**Provided data:**

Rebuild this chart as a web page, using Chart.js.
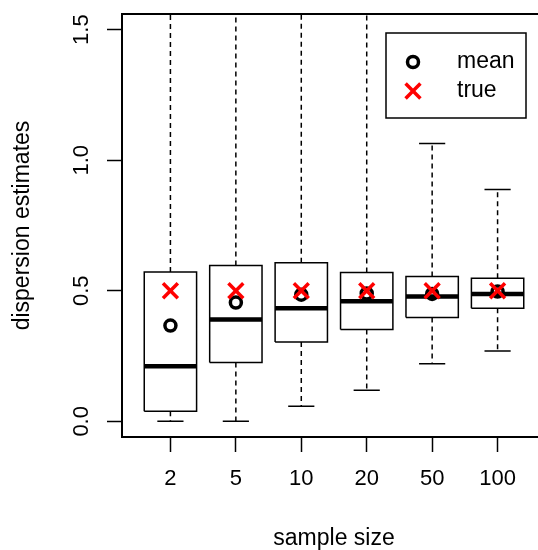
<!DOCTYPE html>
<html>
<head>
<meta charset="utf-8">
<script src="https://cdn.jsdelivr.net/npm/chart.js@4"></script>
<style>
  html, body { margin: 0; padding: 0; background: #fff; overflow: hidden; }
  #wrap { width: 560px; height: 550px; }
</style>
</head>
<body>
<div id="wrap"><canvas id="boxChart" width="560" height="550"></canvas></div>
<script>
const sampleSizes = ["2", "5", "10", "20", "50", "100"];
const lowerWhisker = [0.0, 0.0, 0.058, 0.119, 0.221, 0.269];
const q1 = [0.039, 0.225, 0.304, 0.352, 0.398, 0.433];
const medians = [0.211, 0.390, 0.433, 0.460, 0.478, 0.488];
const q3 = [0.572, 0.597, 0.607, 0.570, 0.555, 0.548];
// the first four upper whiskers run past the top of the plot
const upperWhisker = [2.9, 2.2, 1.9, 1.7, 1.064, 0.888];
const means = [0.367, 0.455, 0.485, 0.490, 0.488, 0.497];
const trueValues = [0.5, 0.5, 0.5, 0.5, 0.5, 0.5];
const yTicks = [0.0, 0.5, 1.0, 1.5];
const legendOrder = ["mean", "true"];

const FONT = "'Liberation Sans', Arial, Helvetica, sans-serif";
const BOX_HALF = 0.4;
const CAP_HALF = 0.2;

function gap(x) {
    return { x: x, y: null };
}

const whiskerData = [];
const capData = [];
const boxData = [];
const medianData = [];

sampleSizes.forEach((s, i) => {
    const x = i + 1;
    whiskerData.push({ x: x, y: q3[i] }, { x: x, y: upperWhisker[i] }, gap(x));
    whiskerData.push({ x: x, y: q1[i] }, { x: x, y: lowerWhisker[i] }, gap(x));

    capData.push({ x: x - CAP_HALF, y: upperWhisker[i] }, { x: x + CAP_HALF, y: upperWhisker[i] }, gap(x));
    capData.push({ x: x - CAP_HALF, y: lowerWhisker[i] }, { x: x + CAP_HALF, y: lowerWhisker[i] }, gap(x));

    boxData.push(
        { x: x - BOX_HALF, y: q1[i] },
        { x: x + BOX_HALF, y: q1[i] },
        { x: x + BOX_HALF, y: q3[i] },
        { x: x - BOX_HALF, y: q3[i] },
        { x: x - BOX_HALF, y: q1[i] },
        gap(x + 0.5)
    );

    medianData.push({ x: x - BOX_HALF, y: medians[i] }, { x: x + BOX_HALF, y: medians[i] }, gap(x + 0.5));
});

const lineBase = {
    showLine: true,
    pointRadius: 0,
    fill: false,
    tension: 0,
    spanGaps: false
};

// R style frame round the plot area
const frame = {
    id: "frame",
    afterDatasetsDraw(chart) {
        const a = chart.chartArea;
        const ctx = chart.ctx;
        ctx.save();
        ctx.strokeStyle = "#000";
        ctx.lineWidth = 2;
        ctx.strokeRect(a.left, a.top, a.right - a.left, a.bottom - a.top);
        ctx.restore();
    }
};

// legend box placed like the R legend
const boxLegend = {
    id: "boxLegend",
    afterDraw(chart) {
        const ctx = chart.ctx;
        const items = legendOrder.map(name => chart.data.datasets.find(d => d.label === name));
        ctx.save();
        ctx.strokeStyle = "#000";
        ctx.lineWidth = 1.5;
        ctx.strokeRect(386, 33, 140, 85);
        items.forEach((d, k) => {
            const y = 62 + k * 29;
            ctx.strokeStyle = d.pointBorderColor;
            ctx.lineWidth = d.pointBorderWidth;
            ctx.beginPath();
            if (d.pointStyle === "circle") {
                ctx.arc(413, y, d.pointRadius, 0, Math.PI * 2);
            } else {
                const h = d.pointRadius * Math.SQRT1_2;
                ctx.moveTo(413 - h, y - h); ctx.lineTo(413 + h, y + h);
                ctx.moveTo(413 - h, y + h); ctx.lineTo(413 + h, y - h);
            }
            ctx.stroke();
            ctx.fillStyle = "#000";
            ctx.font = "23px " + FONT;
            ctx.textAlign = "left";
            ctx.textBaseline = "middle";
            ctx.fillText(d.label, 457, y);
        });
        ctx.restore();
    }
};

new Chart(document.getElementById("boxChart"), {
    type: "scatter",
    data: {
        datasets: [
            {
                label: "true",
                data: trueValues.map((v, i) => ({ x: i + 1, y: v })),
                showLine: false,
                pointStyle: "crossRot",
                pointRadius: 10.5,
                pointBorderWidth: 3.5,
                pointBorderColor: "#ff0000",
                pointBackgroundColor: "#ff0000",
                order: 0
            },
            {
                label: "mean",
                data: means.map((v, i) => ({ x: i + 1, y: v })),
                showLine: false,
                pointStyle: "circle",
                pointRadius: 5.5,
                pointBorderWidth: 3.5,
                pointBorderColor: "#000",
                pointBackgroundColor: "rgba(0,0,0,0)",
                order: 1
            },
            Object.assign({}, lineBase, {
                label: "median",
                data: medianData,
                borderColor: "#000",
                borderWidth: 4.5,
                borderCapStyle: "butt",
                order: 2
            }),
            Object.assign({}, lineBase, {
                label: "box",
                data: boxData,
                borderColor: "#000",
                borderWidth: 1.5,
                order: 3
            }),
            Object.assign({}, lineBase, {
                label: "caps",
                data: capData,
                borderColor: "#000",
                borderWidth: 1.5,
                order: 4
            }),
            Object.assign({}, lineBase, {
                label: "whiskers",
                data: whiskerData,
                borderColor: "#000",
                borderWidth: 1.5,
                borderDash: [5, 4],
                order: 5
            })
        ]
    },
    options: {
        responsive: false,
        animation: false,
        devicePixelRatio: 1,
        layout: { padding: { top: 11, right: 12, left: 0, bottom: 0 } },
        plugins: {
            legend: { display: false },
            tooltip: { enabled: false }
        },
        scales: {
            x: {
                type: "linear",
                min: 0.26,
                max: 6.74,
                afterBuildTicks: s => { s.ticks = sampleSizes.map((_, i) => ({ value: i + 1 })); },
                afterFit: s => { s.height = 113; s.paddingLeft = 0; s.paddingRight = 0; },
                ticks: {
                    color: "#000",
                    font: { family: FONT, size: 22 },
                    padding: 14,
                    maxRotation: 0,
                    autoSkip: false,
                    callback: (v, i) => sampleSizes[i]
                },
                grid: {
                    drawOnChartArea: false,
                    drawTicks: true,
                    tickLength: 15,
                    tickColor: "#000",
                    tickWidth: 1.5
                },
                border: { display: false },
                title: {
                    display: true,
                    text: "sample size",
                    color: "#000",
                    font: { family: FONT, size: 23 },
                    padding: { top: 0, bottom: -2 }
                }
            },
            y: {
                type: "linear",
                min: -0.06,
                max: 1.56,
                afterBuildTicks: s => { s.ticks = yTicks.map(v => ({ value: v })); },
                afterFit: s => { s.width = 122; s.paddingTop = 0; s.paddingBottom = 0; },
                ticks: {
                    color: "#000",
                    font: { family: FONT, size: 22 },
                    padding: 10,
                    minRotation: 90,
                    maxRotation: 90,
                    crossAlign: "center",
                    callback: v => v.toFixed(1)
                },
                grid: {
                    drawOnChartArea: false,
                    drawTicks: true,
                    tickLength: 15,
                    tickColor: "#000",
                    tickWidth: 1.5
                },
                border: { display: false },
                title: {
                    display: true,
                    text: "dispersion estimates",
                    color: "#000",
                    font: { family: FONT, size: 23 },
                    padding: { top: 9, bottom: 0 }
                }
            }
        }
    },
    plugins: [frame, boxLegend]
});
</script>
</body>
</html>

**What to work on:** Every line of the material is to be quoted exactly, with no pictures carried over.

**Answer for this exercise:**
Rebuild this chart as a web page, using Chart.js.
<!DOCTYPE html>
<html>
<head>
<meta charset="utf-8">
<script src="https://cdn.jsdelivr.net/npm/chart.js@4"></script>
<style>
  html, body { margin: 0; padding: 0; background: #fff; overflow: hidden; }
  #wrap { width: 560px; height: 550px; }
</style>
</head>
<body>
<div id="wrap"><canvas id="boxChart" width="560" height="550"></canvas></div>
<script>
const sampleSizes = ["2", "5", "10", "20", "50", "100"];
const lowerWhisker = [0.0, 0.0, 0.058, 0.119, 0.221, 0.269];
const q1 = [0.039, 0.225, 0.304, 0.352, 0.398, 0.433];
const medians = [0.211, 0.390, 0.433, 0.460, 0.478, 0.488];
const q3 = [0.572, 0.597, 0.607, 0.570, 0.555, 0.548];
// the first four upper whiskers run past the top of the plot
const upperWhisker = [2.9, 2.2, 1.9, 1.7, 1.064, 0.888];
const means = [0.367, 0.455, 0.485, 0.490, 0.488, 0.497];
const trueValues = [0.5, 0.5, 0.5, 0.5, 0.5, 0.5];
const yTicks = [0.0, 0.5, 1.0, 1.5];
const legendOrder = ["mean", "true"];

const FONT = "'Liberation Sans', Arial, Helvetica, sans-serif";
const BOX_HALF = 0.4;
const CAP_HALF = 0.2;

function gap(x) {
    return { x: x, y: null };
}

const whiskerData = [];
const capData = [];
const boxData = [];
const medianData = [];

sampleSizes.forEach((s, i) => {
    const x = i + 1;
    whiskerData.push({ x: x, y: q3[i] }, { x: x, y: upperWhisker[i] }, gap(x));
    whiskerData.push({ x: x, y: q1[i] }, { x: x, y: lowerWhisker[i] }, gap(x));

    capData.push({ x: x - CAP_HALF, y: upperWhisker[i] }, { x: x + CAP_HALF, y: upperWhisker[i] }, gap(x));
    capData.push({ x: x - CAP_HALF, y: lowerWhisker[i] }, { x: x + CAP_HALF, y: lowerWhisker[i] }, gap(x));

    boxData.push(
        { x: x - BOX_HALF, y: q1[i] },
        { x: x + BOX_HALF, y: q1[i] },
        { x: x + BOX_HALF, y: q3[i] },
        { x: x - BOX_HALF, y: q3[i] },
        { x: x - BOX_HALF, y: q1[i] },
        gap(x + 0.5)
    );

    medianData.push({ x: x - BOX_HALF, y: medians[i] }, { x: x + BOX_HALF, y: medians[i] }, gap(x + 0.5));
});

const lineBase = {
    showLine: true,
    pointRadius: 0,
    fill: false,
    tension: 0,
    spanGaps: false
};

// R style frame round the plot area
const frame = {
    id: "frame",
    afterDatasetsDraw(chart) {
        const a = chart.chartArea;
        const ctx = chart.ctx;
        ctx.save();
        ctx.strokeStyle = "#000";
        ctx.lineWidth = 2;
        ctx.strokeRect(a.left, a.top, a.right - a.left, a.bottom - a.top);
        ctx.restore();
    }
};

// legend box placed like the R legend
const boxLegend = {
    id: "boxLegend",
    afterDraw(chart) {
        const ctx = chart.ctx;
        const items = legendOrder.map(name => chart.data.datasets.find(d => d.label === name));
        ctx.save();
        ctx.strokeStyle = "#000";
        ctx.lineWidth = 1.5;
        ctx.strokeRect(386, 33, 140, 85);
        items.forEach((d, k) => {
            const y = 62 + k * 29;
            ctx.strokeStyle = d.pointBorderColor;
            ctx.lineWidth = d.pointBorderWidth;
            ctx.beginPath();
            if (d.pointStyle === "circle") {
                ctx.arc(413, y, d.pointRadius, 0, Math.PI * 2);
            } else {
                const h = d.pointRadius * Math.SQRT1_2;
                ctx.moveTo(413 - h, y - h); ctx.lineTo(413 + h, y + h);
                ctx.moveTo(413 - h, y + h); ctx.lineTo(413 + h, y - h);
            }
            ctx.stroke();
            ctx.fillStyle = "#000";
            ctx.font = "23px " + FONT;
            ctx.textAlign = "left";
            ctx.textBaseline = "middle";
            ctx.fillText(d.label, 457, y);
        });
        ctx.restore();
    }
};

new Chart(document.getElementById("boxChart"), {
    type: "scatter",
    data: {
        datasets: [
            {
                label: "true",
                data: trueValues.map((v, i) => ({ x: i + 1, y: v })),
                showLine: false,
                pointStyle: "crossRot",
                pointRadius: 10.5,
                pointBorderWidth: 3.5,
                pointBorderColor: "#ff0000",
                pointBackgroundColor: "#ff0000",
                order: 0
            },
            {
                label: "mean",
                data: means.map((v, i) => ({ x: i + 1, y: v })),
                showLine: false,
                pointStyle: "circle",
                pointRadius: 5.5,
                pointBorderWidth: 3.5,
                pointBorderColor: "#000",
                pointBackgroundColor: "rgba(0,0,0,0)",
                order: 1
            },
            Object.assign({}, lineBase, {
                label: "median",
                data: medianData,
                borderColor: "#000",
                borderWidth: 4.5,
                borderCapStyle: "butt",
                order: 2
            }),
            Object.assign({}, lineBase, {
                label: "box",
                data: boxData,
                borderColor: "#000",
                borderWidth: 1.5,
                order: 3
            }),
            Object.assign({}, lineBase, {
                label: "caps",
                data: capData,
                borderColor: "#000",
                borderWidth: 1.5,
                order: 4
            }),
            Object.assign({}, lineBase, {
                label: "whiskers",
                data: whiskerData,
                borderColor: "#000",
                borderWidth: 1.5,
                borderDash: [5, 4],
                order: 5
            })
        ]
    },
    options: {
        responsive: false,
        animation: false,
        devicePixelRatio: 1,
        layout: { padding: { top: 11, right: 12, left: 0, bottom: 0 } },
        plugins: {
            legend: { display: false },
            tooltip: { enabled: false }
        },
        scales: {
            x: {
                type: "linear",
                min: 0.26,
                max: 6.74,
                afterBuildTicks: s => { s.ticks = sampleSizes.map((_, i) => ({ value: i + 1 })); },
                afterFit: s => { s.height = 113; s.paddingLeft = 0; s.paddingRight = 0; },
                ticks: {
                    color: "#000",
                    font: { family: FONT, size: 22 },
                    padding: 14,
                    maxRotation: 0,
                    autoSkip: false,
                    callback: (v, i) => sampleSizes[i]
                },
                grid: {
                    drawOnChartArea: false,
                    drawTicks: true,
                    tickLength: 15,
                    tickColor: "#000",
                    tickWidth: 1.5
                },
                border: { display: false },
                title: {
                    display: true,
                    text: "sample size",
                    color: "#000",
                    font: { family: FONT, size: 23 },
                    padding: { top: 0, bottom: -2 }
                }
            },
            y: {
                type: "linear",
                min: -0.06,
                max: 1.56,
                afterBuildTicks: s => { s.ticks = yTicks.map(v => ({ value: v })); },
                afterFit: s => { s.width = 122; s.paddingTop = 0; s.paddingBottom = 0; },
                ticks: {
                    color: "#000",
                    font: { family: FONT, size: 22 },
                    padding: 10,
                    minRotation: 90,
                    maxRotation: 90,
                    crossAlign: "center",
                    callback: v => v.toFixed(1)
                },
                grid: {
                    drawOnChartArea: false,
                    drawTicks: true,
                    tickLength: 15,
                    tickColor: "#000",
                    tickWidth: 1.5
                },
                border: { display: false },
                title: {
                    display: true,
                    text: "dispersion estimates",
                    color: "#000",
                    font: { family: FONT, size: 23 },
                    padding: { top: 9, bottom: 0 }
                }
            }
        }
    },
    plugins: [frame, boxLegend]
});
</script>
</body>
</html>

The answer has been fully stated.